The article correctly identifies a fundamental shift in marketing that custom publishers have benefited from over the past ten years. This trend has resulted more than ten straight years of increases in custom publishing spending by marketers while mass media advertising has fallen dramatically. The secret that custom publishing “gets” is that customers today expect to interact deeply with companies, and with each other to shape the products and services they consume. It is the customer who has the control to determine whether a product is successful and no amount of traditional advertising can change that.
In order to be successful, HBR points out that companies must shift their focus to building their long-term relationships with their customers rather than trying to “influence or push” customers to buy. Today it’s about understanding the complex needs of customers, nuturing them, cultivating them and retaining them for the long run. Smart marketers are shifting from measuring product profitability to measuring customer profitability. Just as importantly, traditional marketing goals like brand equity and market share are being replaced by new objectives like customer equity and customer lifetime value.

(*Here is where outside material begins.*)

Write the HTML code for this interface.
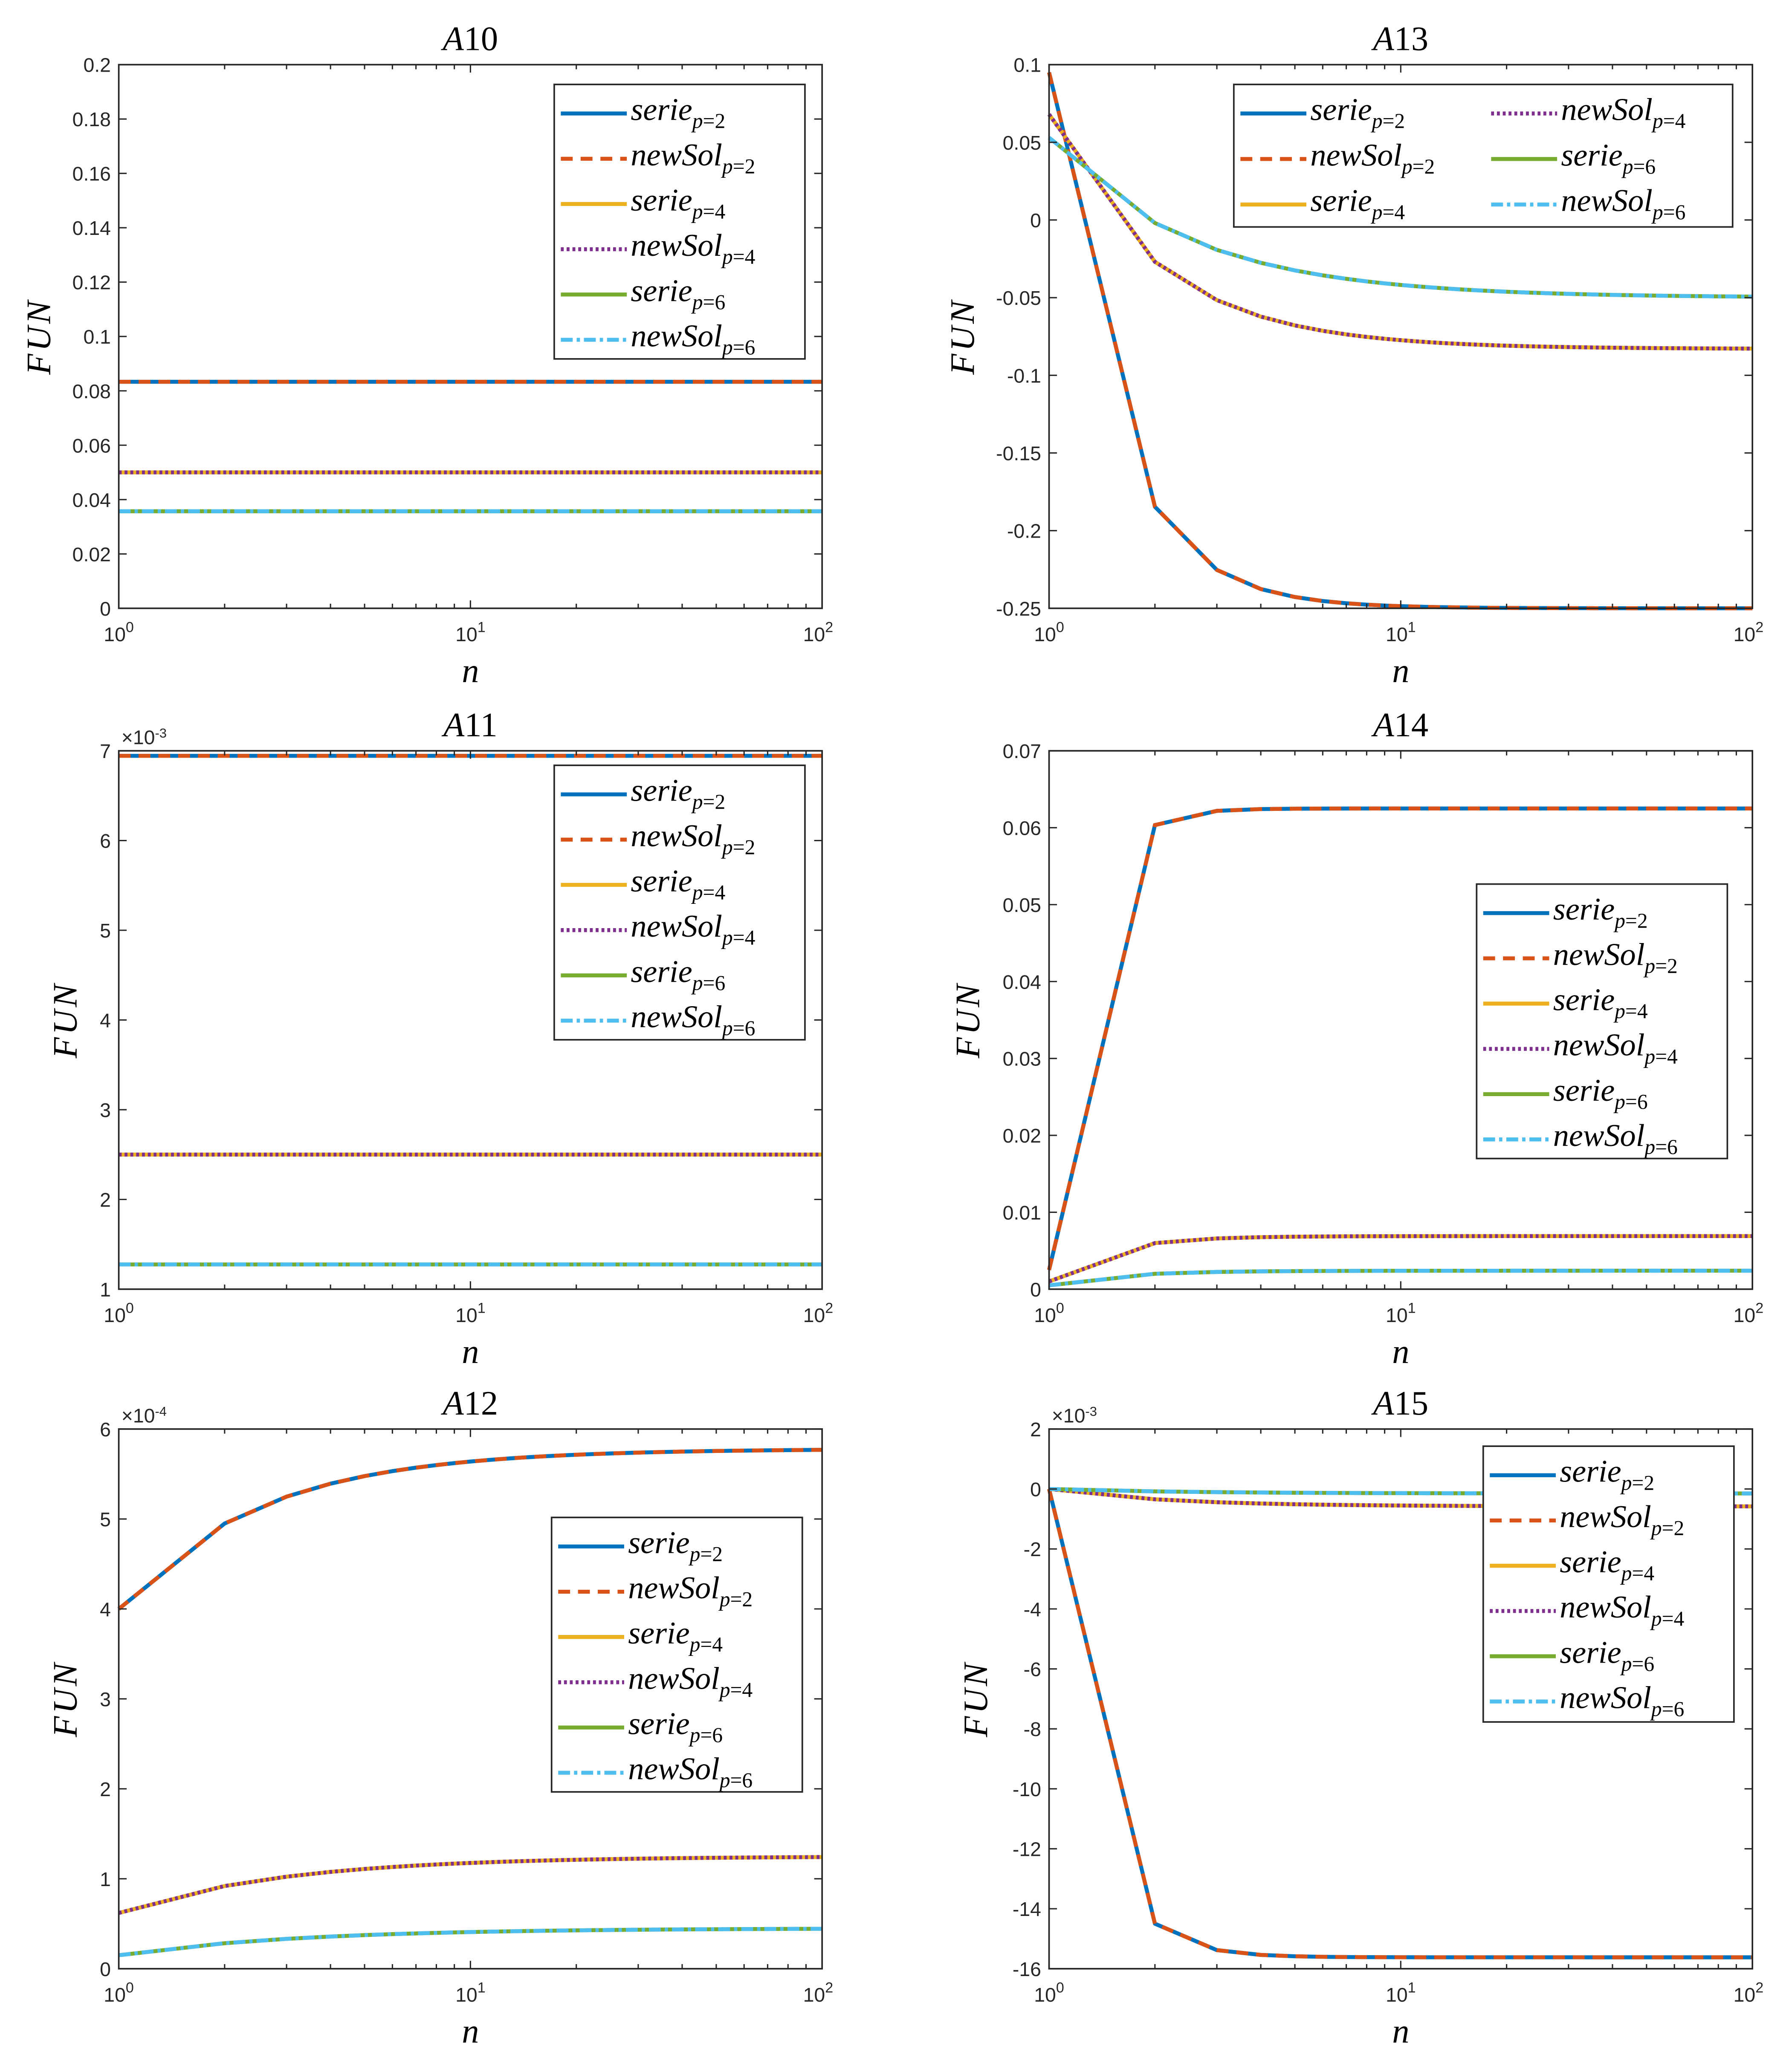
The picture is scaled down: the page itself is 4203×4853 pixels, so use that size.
<!DOCTYPE html>
<html><head><meta charset="utf-8">
<style>
html,body{margin:0;padding:0;background:#fff;}
svg{display:block;}
.tk{font-family:"Liberation Sans",sans-serif;font-size:15px;fill:#262626;}
.it{font-family:"Liberation Serif",serif;font-style:italic;fill:#000;}
</style></head>
<body>
<svg id="s" xmlns="http://www.w3.org/2000/svg" width="4203" height="4853" viewBox="0 0 1358 1568" preserveAspectRatio="none"></svg>
<script>
const S=document.getElementById('s');
let h='<rect width="1358" height="1568" fill="#fff"/>';
const C={b:'#0072BD',o:'#D95319',y:'#EDB120',p:'#7E2F8E',g:'#77AC30',c:'#4DBEEE'};
const LW=3;
function series(n1,asym,k){const a=[];for(let n=1;n<=100;n++)a.push([n,asym+(n1-asym)/Math.pow(n,k)]);return a;}
function panel(P){
 const {x0,x1,y0,y1,ymin,ymax}=P;
 const X=n=>x0+(x1-x0)*Math.log10(n)/2;
 const Y=v=>y1-(y1-y0)*(v-ymin)/(ymax-ymin);
 h+=`<text x="${(x0+x1)/2}" y="${y0-11}" text-anchor="middle" font-family="Liberation Serif,serif" font-size="26" fill="#000"><tspan font-style="italic">A</tspan>${P.t.slice(1)}</text>`;
 const sty=[[C.b,''],[C.o,'9,6'],[C.y,''],[C.p,'2.2,2.2'],[C.g,''],[C.c,'9,3,2.5,3']];
 const sd=P.data;
 for(let i=0;i<3;i++){
  const pts=sd[i].map(q=>X(q[0]).toFixed(2)+','+Y(q[1]).toFixed(2)).join(' ');
  h+=`<polyline points="${pts}" fill="none" stroke="${sty[2*i][0]}" stroke-width="${LW}" stroke-linejoin="round"/>`;
  h+=`<polyline points="${pts}" fill="none" stroke="${sty[2*i+1][0]}" stroke-width="${LW}" stroke-dasharray="${sty[2*i+1][1]}"/>`;
 }
 h+=`<rect x="${x0}" y="${y0}" width="${x1-x0}" height="${y1-y0}" fill="none" stroke="#262626" stroke-width="1.2"/>`;
 for(let d=0;d<2;d++)for(let m=1;m<=9;m++){const n=Math.pow(10,d)*m;const xx=X(n);const L=m==1?6:3.5;
  h+=`<line x1="${xx}" y1="${y1}" x2="${xx}" y2="${y1-L}" stroke="#262626"/><line x1="${xx}" y1="${y0}" x2="${xx}" y2="${y0+L}" stroke="#262626"/>`;}
 for(let d=0;d<=2;d++){const xx=X(Math.pow(10,d));
  h+=`<text class="tk" x="${xx+(d==2?-3:0)}" y="${y1+25}" text-anchor="middle">10<tspan dy="-7" font-size="11">${d}</tspan></text>`;}
 P.yt.forEach(([v,l])=>{const yy=Y(v);
  h+=`<line x1="${x0}" y1="${yy}" x2="${x0+6}" y2="${yy}" stroke="#262626"/><line x1="${x1}" y1="${yy}" x2="${x1-6}" y2="${yy}" stroke="#262626"/>`;
  h+=`<text class="tk" x="${x0-6}" y="${yy+5.5}" text-anchor="end">${l}</text>`;});
 if(P.exp)h+=`<text class="tk" x="${x0+2}" y="${y0-5}" font-size="13">×10<tspan dy="-5" font-size="10">${P.exp}</tspan></text>`;
 h+=`<text class="it" x="${(x0+x1)/2}" y="${y1+56}" text-anchor="middle" font-size="26">n</text>`;
 h+=`<text class="it" transform="translate(${P.fx},${(y0+y1)/2}) rotate(-90)" text-anchor="middle" font-size="26" letter-spacing="2">FUN</text>`;
 const L=P.leg;
 h+=`<rect x="${L.x}" y="${L.y}" width="${L.w}" height="${L.h}" fill="#fff" stroke="#262626" stroke-width="1.2"/>`;
 const names=[['serie','2'],['newSol','2'],['serie','4'],['newSol','4'],['serie','6'],['newSol','6']];
 names.forEach((nm,i)=>{
  let col=0,row=i;
  if(L.cols==2){col=i<3?0:1;row=i%3;}
  const rs=L.cols==2?34.5:34.3;
  const yy=L.y+22+row*rs;const lx=L.x+5+col*190;
  h+=`<line x1="${lx}" y1="${yy}" x2="${lx+50}" y2="${yy}" stroke="${sty[i][0]}" stroke-width="${LW}" ${sty[i][1]?`stroke-dasharray="${sty[i][1]}"`:''}/>`;
  h+=`<text class="it" x="${lx+53}" y="${yy+5}" font-size="24">${nm[0]}<tspan dy="6" font-size="16">p</tspan><tspan font-style="normal" font-size="16">=${nm[1]}</tspan></text>`;
 });
}
function flat(v){return [[1,v],[100,v]];}
function yt(a,b,s,fmt){const r=[];for(let v=a;v<=b+1e-9;v+=s){r.push([v,fmt(v)]);}return r;}
const fm=v=>(+v.toFixed(4)).toString();
panel({t:'A10',x0:90,x1:623,y0:49,y1:461,ymin:0,ymax:0.2,fx:38,
 yt:yt(0,0.2,0.02,fm),data:[flat(1/12),flat(0.05),flat(0.0357)],
 leg:{x:420,y:64,w:190,h:208,cols:1}});
panel({t:'A13',x0:795,x1:1328,y0:49,y1:461,ymin:-0.25,ymax:0.1,fx:738,
 yt:yt(-0.25,0.1,0.05,fm),
 data:[series(0.095,-0.25,2.4),series(0.068,-0.083,1.43),series(0.053,-0.05,1.1)],
 leg:{x:935,y:64,w:378,h:108,cols:2}});
panel({t:'A11',x0:90,x1:623,y0:569,y1:977,ymin:1,ymax:7,fx:58,exp:'-3',
 yt:yt(1,7,1,v=>v.toFixed(0)),data:[flat(6.944),flat(2.5),flat(1.2755)],
 leg:{x:420,y:580,w:190,h:208,cols:1}});
panel({t:'A14',x0:795,x1:1328,y0:569,y1:977,ymin:0,ymax:0.07,fx:742,
 yt:yt(0,0.07,0.01,fm),
 data:[series(0.0025,0.0625,4.8),series(0.001,0.0069,2.7),series(0.0005,0.0024,2.25)],
 leg:{x:1119,y:670,w:190,h:208,cols:1}});
panel({t:'A12',x0:90,x1:623,y0:1083,y1:1492,ymin:0,ymax:6,fx:58,exp:'-4',
 yt:yt(0,6,1,v=>v.toFixed(0)),
 data:[series(4.0,5.78,1.1),series(0.62,1.25,0.93),series(0.15,0.45,0.85)],
 leg:{x:418,y:1150,w:190,h:208,cols:1}});
panel({t:'A15',x0:795,x1:1328,y0:1083,y1:1492,ymin:-16,ymax:2,fx:748,exp:'-3',
 yt:yt(-16,2,2,v=>v.toFixed(0)),
 data:[series(0,-15.62,3.8),series(0,-0.58,1.3),series(0,-0.15,1.1)],
 leg:{x:1124,y:1096,w:190,h:209,cols:1}});
S.innerHTML=h;
</script>
</body></html>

Customer, rather than product objectives have been the core of custom publishing for more than a decade. The essence of custom publishing has always been focused on building long-term relationships between marketers and their customers. The unique ability that custom content has enhance customer relationships and increase lasting loyalty is the secret to custom publishing‘s stellar growth. Custom publishers have a ten year head start on traditional advertising agencies on understanding how to use content to build customer relationships. With the explosive growth of digital delivery channels giving customers instantaneous access to content as well as each other, custom content providers will continue to flourish as more and more marketers shift from pushing individual products to building long-term customer relationships.